Task details —
Return only the lines from the start of the records through the line that contains "14.4, 15.3, 14.4]", inclusive; leave out all pictures.

(Source code of charts)
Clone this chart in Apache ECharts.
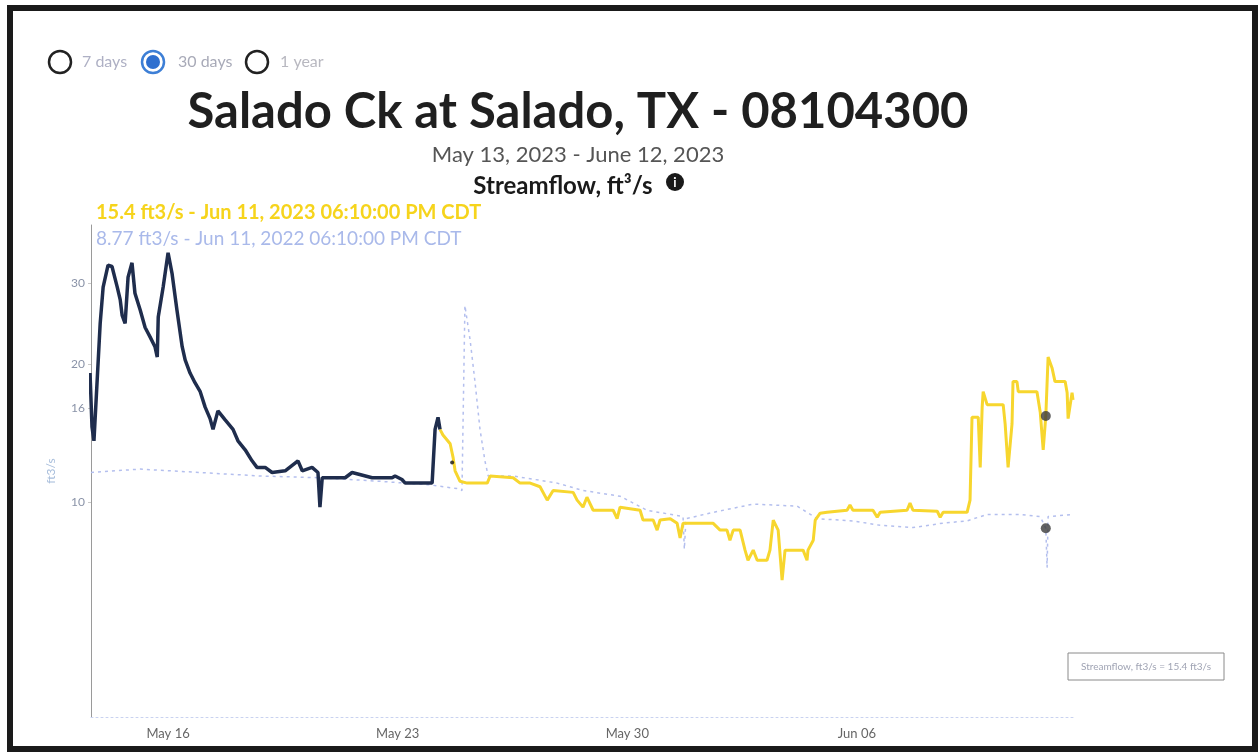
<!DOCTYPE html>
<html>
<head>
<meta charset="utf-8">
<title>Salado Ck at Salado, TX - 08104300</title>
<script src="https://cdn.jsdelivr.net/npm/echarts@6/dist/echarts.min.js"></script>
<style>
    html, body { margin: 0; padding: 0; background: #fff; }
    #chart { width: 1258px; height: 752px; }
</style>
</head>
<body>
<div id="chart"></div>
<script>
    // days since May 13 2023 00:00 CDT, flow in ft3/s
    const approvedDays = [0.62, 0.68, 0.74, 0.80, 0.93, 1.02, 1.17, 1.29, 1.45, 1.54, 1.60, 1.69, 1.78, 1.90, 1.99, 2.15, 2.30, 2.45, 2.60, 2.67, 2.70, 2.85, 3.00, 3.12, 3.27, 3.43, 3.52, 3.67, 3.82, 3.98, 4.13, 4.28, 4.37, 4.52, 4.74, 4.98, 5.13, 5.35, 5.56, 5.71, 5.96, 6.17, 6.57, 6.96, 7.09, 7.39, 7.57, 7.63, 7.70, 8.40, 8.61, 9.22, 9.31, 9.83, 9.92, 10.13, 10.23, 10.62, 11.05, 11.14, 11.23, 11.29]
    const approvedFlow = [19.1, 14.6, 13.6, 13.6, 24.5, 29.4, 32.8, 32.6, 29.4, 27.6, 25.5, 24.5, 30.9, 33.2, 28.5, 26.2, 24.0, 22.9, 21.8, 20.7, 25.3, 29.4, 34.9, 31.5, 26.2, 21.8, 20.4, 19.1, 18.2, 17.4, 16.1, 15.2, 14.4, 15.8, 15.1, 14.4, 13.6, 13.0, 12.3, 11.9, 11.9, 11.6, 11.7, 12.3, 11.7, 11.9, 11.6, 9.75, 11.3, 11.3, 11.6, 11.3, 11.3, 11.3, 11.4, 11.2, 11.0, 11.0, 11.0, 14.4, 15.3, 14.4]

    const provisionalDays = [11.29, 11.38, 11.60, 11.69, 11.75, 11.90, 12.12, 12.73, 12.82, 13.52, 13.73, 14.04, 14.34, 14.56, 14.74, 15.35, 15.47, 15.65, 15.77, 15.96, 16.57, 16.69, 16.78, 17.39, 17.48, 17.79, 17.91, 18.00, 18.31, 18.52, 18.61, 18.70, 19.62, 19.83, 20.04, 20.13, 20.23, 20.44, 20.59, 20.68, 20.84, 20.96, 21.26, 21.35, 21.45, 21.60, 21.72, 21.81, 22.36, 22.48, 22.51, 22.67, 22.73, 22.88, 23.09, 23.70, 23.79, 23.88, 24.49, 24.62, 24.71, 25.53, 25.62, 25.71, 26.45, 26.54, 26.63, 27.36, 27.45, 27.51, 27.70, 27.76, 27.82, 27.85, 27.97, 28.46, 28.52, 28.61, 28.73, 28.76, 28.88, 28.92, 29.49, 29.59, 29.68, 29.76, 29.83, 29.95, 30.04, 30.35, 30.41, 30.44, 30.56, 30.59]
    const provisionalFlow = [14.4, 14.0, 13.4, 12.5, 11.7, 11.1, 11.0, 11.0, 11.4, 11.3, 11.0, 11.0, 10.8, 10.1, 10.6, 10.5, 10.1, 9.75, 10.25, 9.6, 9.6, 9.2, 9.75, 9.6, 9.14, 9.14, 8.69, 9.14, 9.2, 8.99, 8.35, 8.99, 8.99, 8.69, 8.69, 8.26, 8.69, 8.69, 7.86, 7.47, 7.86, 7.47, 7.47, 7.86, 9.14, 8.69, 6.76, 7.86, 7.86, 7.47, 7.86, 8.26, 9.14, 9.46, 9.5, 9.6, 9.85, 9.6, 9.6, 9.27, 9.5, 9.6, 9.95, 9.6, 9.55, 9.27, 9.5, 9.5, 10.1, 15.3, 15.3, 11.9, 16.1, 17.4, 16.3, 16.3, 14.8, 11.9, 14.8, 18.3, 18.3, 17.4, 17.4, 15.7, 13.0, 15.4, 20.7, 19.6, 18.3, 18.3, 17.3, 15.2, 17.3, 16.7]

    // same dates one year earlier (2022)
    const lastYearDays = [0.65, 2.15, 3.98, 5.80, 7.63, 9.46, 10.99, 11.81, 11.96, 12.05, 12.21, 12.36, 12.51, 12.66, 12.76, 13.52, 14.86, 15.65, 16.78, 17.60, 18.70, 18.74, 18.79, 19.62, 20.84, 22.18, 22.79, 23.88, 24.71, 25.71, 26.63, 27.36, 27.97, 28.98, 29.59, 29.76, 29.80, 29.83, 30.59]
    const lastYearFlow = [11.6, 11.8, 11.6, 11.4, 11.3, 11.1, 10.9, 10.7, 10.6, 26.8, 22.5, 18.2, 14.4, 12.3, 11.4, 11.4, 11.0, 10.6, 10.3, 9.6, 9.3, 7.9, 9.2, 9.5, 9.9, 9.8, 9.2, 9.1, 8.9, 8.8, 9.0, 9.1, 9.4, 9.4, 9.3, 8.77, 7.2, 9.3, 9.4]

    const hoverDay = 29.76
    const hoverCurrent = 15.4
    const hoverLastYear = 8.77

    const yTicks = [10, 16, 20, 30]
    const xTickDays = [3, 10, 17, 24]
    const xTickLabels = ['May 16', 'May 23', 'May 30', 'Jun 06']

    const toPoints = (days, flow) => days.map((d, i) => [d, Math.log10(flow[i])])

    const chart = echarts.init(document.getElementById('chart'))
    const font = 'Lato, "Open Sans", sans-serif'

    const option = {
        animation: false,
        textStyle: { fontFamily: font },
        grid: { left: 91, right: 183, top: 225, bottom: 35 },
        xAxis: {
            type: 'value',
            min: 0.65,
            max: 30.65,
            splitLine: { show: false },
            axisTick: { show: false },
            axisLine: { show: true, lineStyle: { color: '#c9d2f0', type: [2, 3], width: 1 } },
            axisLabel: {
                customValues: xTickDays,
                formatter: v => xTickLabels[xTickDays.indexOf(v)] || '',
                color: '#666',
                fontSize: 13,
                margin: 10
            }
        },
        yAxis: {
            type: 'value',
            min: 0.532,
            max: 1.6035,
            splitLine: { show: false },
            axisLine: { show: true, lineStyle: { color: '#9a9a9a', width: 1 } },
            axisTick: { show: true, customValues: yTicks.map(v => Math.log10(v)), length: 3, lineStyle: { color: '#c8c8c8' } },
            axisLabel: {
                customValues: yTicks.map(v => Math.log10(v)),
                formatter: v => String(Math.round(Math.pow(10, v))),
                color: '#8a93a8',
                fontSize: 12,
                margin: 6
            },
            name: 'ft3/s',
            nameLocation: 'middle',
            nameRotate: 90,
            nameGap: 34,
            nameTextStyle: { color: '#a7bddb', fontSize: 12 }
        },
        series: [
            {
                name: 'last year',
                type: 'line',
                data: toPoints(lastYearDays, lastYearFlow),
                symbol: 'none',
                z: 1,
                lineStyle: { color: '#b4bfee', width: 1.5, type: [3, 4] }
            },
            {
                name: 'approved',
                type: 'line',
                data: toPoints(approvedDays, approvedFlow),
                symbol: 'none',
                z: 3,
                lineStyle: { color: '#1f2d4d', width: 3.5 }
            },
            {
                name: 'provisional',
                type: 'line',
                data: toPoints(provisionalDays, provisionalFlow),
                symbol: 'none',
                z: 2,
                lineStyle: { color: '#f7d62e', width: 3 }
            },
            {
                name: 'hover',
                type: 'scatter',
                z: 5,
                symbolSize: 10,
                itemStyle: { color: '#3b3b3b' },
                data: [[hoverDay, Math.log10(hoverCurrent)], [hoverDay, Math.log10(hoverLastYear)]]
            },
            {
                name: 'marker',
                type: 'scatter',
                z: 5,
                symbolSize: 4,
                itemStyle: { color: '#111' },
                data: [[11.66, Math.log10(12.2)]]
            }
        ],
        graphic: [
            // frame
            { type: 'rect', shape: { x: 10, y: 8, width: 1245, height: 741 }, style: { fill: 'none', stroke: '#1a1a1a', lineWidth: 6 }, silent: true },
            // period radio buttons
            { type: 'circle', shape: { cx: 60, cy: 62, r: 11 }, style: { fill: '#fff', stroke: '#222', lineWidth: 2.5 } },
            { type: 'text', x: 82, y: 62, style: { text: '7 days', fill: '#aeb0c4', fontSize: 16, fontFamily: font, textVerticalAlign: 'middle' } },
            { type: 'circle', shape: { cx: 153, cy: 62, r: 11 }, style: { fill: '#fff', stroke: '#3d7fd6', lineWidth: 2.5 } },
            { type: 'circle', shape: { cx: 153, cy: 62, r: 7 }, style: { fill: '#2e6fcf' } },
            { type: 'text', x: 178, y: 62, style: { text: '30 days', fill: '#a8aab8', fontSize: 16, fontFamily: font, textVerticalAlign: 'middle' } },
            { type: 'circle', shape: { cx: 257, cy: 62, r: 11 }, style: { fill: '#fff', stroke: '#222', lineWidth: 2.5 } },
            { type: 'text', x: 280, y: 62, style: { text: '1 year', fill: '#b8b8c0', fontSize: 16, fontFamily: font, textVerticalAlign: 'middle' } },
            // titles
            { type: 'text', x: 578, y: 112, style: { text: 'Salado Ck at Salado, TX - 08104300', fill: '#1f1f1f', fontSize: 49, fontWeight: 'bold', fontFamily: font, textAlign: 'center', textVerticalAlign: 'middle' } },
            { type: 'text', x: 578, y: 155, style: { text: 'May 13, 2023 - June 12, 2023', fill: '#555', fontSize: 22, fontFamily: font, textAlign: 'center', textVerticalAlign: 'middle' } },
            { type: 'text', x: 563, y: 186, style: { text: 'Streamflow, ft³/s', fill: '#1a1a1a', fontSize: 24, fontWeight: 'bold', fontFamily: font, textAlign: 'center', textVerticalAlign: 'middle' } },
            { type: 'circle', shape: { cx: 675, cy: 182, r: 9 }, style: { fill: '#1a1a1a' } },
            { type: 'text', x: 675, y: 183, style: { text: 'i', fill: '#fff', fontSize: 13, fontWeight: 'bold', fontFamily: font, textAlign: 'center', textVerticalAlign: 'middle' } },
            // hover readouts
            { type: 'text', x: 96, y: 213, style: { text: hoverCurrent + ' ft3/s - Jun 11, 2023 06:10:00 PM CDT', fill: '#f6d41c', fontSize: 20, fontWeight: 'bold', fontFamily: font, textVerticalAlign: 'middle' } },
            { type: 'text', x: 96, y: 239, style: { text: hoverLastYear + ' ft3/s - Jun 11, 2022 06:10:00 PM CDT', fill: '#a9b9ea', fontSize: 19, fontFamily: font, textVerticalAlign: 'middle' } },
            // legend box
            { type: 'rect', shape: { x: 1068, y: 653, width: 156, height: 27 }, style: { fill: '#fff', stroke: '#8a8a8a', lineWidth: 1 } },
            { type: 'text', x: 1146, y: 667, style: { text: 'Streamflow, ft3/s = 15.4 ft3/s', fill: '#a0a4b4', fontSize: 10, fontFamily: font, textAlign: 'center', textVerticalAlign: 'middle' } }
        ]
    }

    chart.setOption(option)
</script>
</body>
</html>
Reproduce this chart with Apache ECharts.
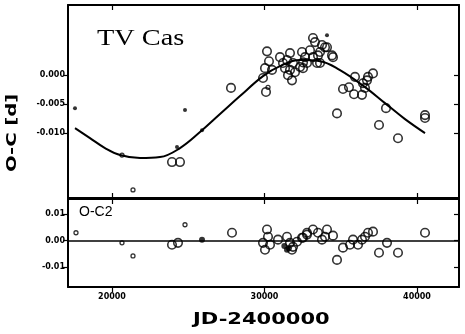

Solution for this problem —
Clone this chart in Apache ECharts.
<!DOCTYPE html>
<html>
<head>
<meta charset="utf-8">
<title>Salado Ck at Salado, TX - 08104300</title>
<script src="https://cdn.jsdelivr.net/npm/echarts@6/dist/echarts.min.js"></script>
<style>
    html, body { margin: 0; padding: 0; background: #fff; }
    #chart { width: 1258px; height: 752px; }
</style>
</head>
<body>
<div id="chart"></div>
<script>
    // days since May 13 2023 00:00 CDT, flow in ft3/s
    const approvedDays = [0.62, 0.68, 0.74, 0.80, 0.93, 1.02, 1.17, 1.29, 1.45, 1.54, 1.60, 1.69, 1.78, 1.90, 1.99, 2.15, 2.30, 2.45, 2.60, 2.67, 2.70, 2.85, 3.00, 3.12, 3.27, 3.43, 3.52, 3.67, 3.82, 3.98, 4.13, 4.28, 4.37, 4.52, 4.74, 4.98, 5.13, 5.35, 5.56, 5.71, 5.96, 6.17, 6.57, 6.96, 7.09, 7.39, 7.57, 7.63, 7.70, 8.40, 8.61, 9.22, 9.31, 9.83, 9.92, 10.13, 10.23, 10.62, 11.05, 11.14, 11.23, 11.29]
    const approvedFlow = [19.1, 14.6, 13.6, 13.6, 24.5, 29.4, 32.8, 32.6, 29.4, 27.6, 25.5, 24.5, 30.9, 33.2, 28.5, 26.2, 24.0, 22.9, 21.8, 20.7, 25.3, 29.4, 34.9, 31.5, 26.2, 21.8, 20.4, 19.1, 18.2, 17.4, 16.1, 15.2, 14.4, 15.8, 15.1, 14.4, 13.6, 13.0, 12.3, 11.9, 11.9, 11.6, 11.7, 12.3, 11.7, 11.9, 11.6, 9.75, 11.3, 11.3, 11.6, 11.3, 11.3, 11.3, 11.4, 11.2, 11.0, 11.0, 11.0, 14.4, 15.3, 14.4]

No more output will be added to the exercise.